Directive ::
Quote all of the data exactly as given. Skip every picture it contains.

▼

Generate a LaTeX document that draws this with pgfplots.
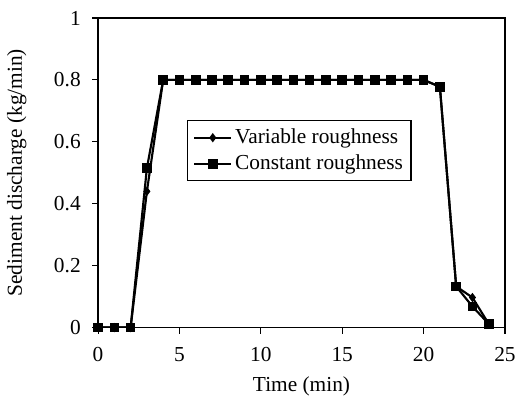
\documentclass[border=0pt]{standalone}
\usepackage{pgfplots}
\pgfplotsset{compat=1.18}
\usepackage{fontspec}
\setmainfont{Liberation Serif}
\begin{document}
\fontsize{16pt}{18.5pt}\selectfont
\begin{tikzpicture}
\begin{axis}[
  scale only axis,
  width=305pt, height=232pt,
  xmin=0, xmax=25, ymin=0, ymax=1,
  xtick={0,5,10,15,20,25},
  ytick={0,0.2,0.4,0.6,0.8,1},
  yticklabels={0,0.2,0.4,0.6,0.8,1},
  tick align=outside,
  tick pos=left,
  major tick length=4.5pt,
  axis line style={line width=1.1pt},
  tick style={line width=0.8pt, black},
  /pgf/number format/assume math mode=true,
  xticklabel style={yshift=-9pt, inner sep=1pt},
  yticklabel style={xshift=-3pt},
  xlabel={Time (min)},
  ylabel={Sediment discharge (kg/min)},
  xlabel style={at={(axis description cs:0.5,-0.19)}, anchor=center, inner sep=1pt},
  ylabel style={at={(axis description cs:-0.2,0.5)}, anchor=center},
  legend style={at={(0.219,0.67)}, anchor=north west, draw=black, line width=0.8pt, font=\fontsize{16pt}{18.5pt}\selectfont, inner sep=4pt, row sep=2pt},
  legend cell align=left,
  legend image code/.code={\draw[#1] (0pt,0pt) -- (28pt,0pt); \draw[#1, only marks] plot coordinates {(14pt,0pt)};},
]
\addplot[black, line width=1.6pt, mark=diamond*, mark size=2.2pt] coordinates {
(0,0) (1,0) (2,0) (3,0.44) (4,0.8) (5,0.8) (6,0.8) (7,0.8) (8,0.8) (9,0.8) (10,0.8)
(11,0.8) (12,0.8) (13,0.8) (14,0.8) (15,0.8) (16,0.8) (17,0.8) (18,0.8) (19,0.8) (20,0.8)
(21,0.778) (22,0.133) (23,0.097) (24,0.012)
};
\addlegendentry{Variable roughness}
\addplot[black, line width=1.6pt, mark=square*, mark size=2.8pt] coordinates {
(0,0) (1,0) (2,0) (3,0.515) (4,0.8) (5,0.8) (6,0.8) (7,0.8) (8,0.8) (9,0.8) (10,0.8)
(11,0.8) (12,0.8) (13,0.8) (14,0.8) (15,0.8) (16,0.8) (17,0.8) (18,0.8) (19,0.8) (20,0.8)
(21,0.778) (22,0.133) (23,0.068) (24,0.012)
};
\addlegendentry{Constant roughness}
\end{axis}
\pgfresetboundingbox
\path ([xshift=-73.5pt,yshift=-57.75pt]current axis.south west) rectangle ([xshift=9pt,yshift=13.5pt]current axis.north east);
\end{tikzpicture}
\end{document}
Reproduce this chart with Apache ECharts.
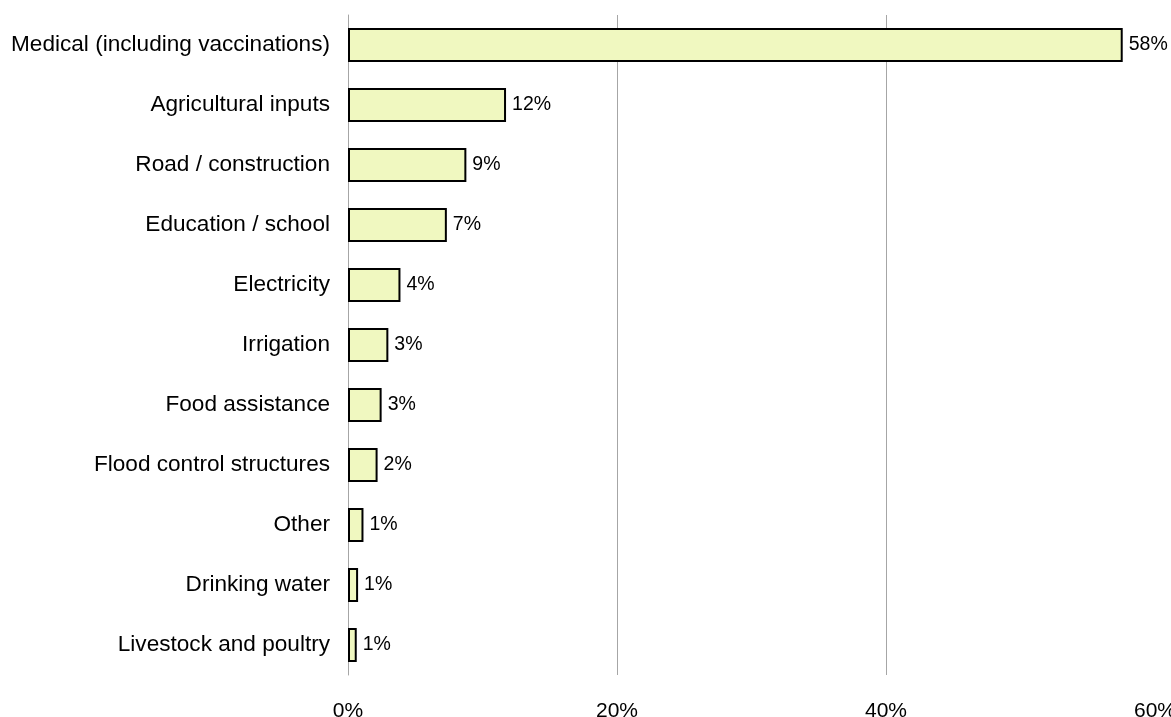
<!DOCTYPE html>
<html><head><meta charset="utf-8">
<script src="https://cdn.jsdelivr.net/npm/echarts@6/dist/echarts.min.js"></script>
<style>html,body{margin:0;padding:0;background:#fff}#c{width:1171px;height:717px}</style>
</head><body><div id="c"></div>
<script>
const categories = ["Medical (including vaccinations)","Agricultural inputs","Road / construction","Education / school","Electricity","Irrigation","Food assistance","Flood control structures","Other","Drinking water","Livestock and poultry"];
const values = [57.6, 11.75, 8.8, 7.35, 3.9, 3.0, 2.5, 2.2, 1.15, 0.75, 0.65];
const tickLabels = [0, 20, 40, 60];
const chart = echarts.init(document.getElementById('c'));
const font = '"Liberation Sans", Arial, sans-serif';
chart.setOption({
  animation: false,
  grid: {left: 348, right: 16, top: 15, bottom: 42, containLabel: false, outerBoundsMode: 'none'},
  xAxis: {
    type: 'value', min: 0, max: 60, interval: 20,
    axisLine: {show: false}, axisTick: {show: false},
    axisLabel: {formatter: v => tickLabels.includes(v) ? v + '%' : '', color: '#000', fontSize: 21, fontFamily: font, margin: 26},
    splitLine: {lineStyle: {color: ['transparent', '#a6a6a6', '#a6a6a6', 'transparent'], width: 1}}
  },
  yAxis: {
    type: 'category', data: categories, inverse: true,
    axisLine: {show: true, lineStyle: {color: '#a6a6a6', width: 1}},
    axisTick: {show: false},
    axisLabel: {color: '#000', fontSize: 22.6, fontFamily: font, margin: 18, padding: [0, 0, -3, 0]}
  },
  series: [{
    type: 'bar', data: values, barWidth: 34,
    itemStyle: {color: '#f0f8c0', borderColor: '#000', borderWidth: 2},
    label: {show: true, position: 'right', distance: 6, formatter: p => Math.round(p.value) + '%', color: '#000', fontSize: 19.5, fontFamily: font, padding: [0, 0, -3, 0]}
  }]
});
</script></body></html>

▲

Task answer ::
Generate a LaTeX document that draws this with pgfplots.
\documentclass[border=0pt]{standalone}
\usepackage{pgfplots}
\pgfplotsset{compat=1.18}
\usepackage{fontspec}
\setmainfont{Liberation Serif}
\begin{document}
\fontsize{16pt}{18.5pt}\selectfont
\begin{tikzpicture}
\begin{axis}[
  scale only axis,
  width=305pt, height=232pt,
  xmin=0, xmax=25, ymin=0, ymax=1,
  xtick={0,5,10,15,20,25},
  ytick={0,0.2,0.4,0.6,0.8,1},
  yticklabels={0,0.2,0.4,0.6,0.8,1},
  tick align=outside,
  tick pos=left,
  major tick length=4.5pt,
  axis line style={line width=1.1pt},
  tick style={line width=0.8pt, black},
  /pgf/number format/assume math mode=true,
  xticklabel style={yshift=-9pt, inner sep=1pt},
  yticklabel style={xshift=-3pt},
  xlabel={Time (min)},
  ylabel={Sediment discharge (kg/min)},
  xlabel style={at={(axis description cs:0.5,-0.19)}, anchor=center, inner sep=1pt},
  ylabel style={at={(axis description cs:-0.2,0.5)}, anchor=center},
  legend style={at={(0.219,0.67)}, anchor=north west, draw=black, line width=0.8pt, font=\fontsize{16pt}{18.5pt}\selectfont, inner sep=4pt, row sep=2pt},
  legend cell align=left,
  legend image code/.code={\draw[#1] (0pt,0pt) -- (28pt,0pt); \draw[#1, only marks] plot coordinates {(14pt,0pt)};},
]
\addplot[black, line width=1.6pt, mark=diamond*, mark size=2.2pt] coordinates {
(0,0) (1,0) (2,0) (3,0.44) (4,0.8) (5,0.8) (6,0.8) (7,0.8) (8,0.8) (9,0.8) (10,0.8)
(11,0.8) (12,0.8) (13,0.8) (14,0.8) (15,0.8) (16,0.8) (17,0.8) (18,0.8) (19,0.8) (20,0.8)
(21,0.778) (22,0.133) (23,0.097) (24,0.012)
};
\addlegendentry{Variable roughness}
\addplot[black, line width=1.6pt, mark=square*, mark size=2.8pt] coordinates {
(0,0) (1,0) (2,0) (3,0.515) (4,0.8) (5,0.8) (6,0.8) (7,0.8) (8,0.8) (9,0.8) (10,0.8)
(11,0.8) (12,0.8) (13,0.8) (14,0.8) (15,0.8) (16,0.8) (17,0.8) (18,0.8) (19,0.8) (20,0.8)
(21,0.778) (22,0.133) (23,0.068) (24,0.012)
};
\addlegendentry{Constant roughness}
\end{axis}
\pgfresetboundingbox
\path ([xshift=-73.5pt,yshift=-57.75pt]current axis.south west) rectangle ([xshift=9pt,yshift=13.5pt]current axis.north east);
\end{tikzpicture}
\end{document}
Reproduce this chart with Apache ECharts.
<!DOCTYPE html>
<html><head><meta charset="utf-8">
<script src="https://cdn.jsdelivr.net/npm/echarts@6/dist/echarts.min.js"></script>
<style>html,body{margin:0;padding:0;background:#fff}#c{width:1171px;height:717px}</style>
</head><body><div id="c"></div>
<script>
const categories = ["Medical (including vaccinations)","Agricultural inputs","Road / construction","Education / school","Electricity","Irrigation","Food assistance","Flood control structures","Other","Drinking water","Livestock and poultry"];
const values = [57.6, 11.75, 8.8, 7.35, 3.9, 3.0, 2.5, 2.2, 1.15, 0.75, 0.65];
const tickLabels = [0, 20, 40, 60];
const chart = echarts.init(document.getElementById('c'));
const font = '"Liberation Sans", Arial, sans-serif';
chart.setOption({
  animation: false,
  grid: {left: 348, right: 16, top: 15, bottom: 42, containLabel: false, outerBoundsMode: 'none'},
  xAxis: {
    type: 'value', min: 0, max: 60, interval: 20,
    axisLine: {show: false}, axisTick: {show: false},
    axisLabel: {formatter: v => tickLabels.includes(v) ? v + '%' : '', color: '#000', fontSize: 21, fontFamily: font, margin: 26},
    splitLine: {lineStyle: {color: ['transparent', '#a6a6a6', '#a6a6a6', 'transparent'], width: 1}}
  },
  yAxis: {
    type: 'category', data: categories, inverse: true,
    axisLine: {show: true, lineStyle: {color: '#a6a6a6', width: 1}},
    axisTick: {show: false},
    axisLabel: {color: '#000', fontSize: 22.6, fontFamily: font, margin: 18, padding: [0, 0, -3, 0]}
  },
  series: [{
    type: 'bar', data: values, barWidth: 34,
    itemStyle: {color: '#f0f8c0', borderColor: '#000', borderWidth: 2},
    label: {show: true, position: 'right', distance: 6, formatter: p => Math.round(p.value) + '%', color: '#000', fontSize: 19.5, fontFamily: font, padding: [0, 0, -3, 0]}
  }]
});
</script></body></html>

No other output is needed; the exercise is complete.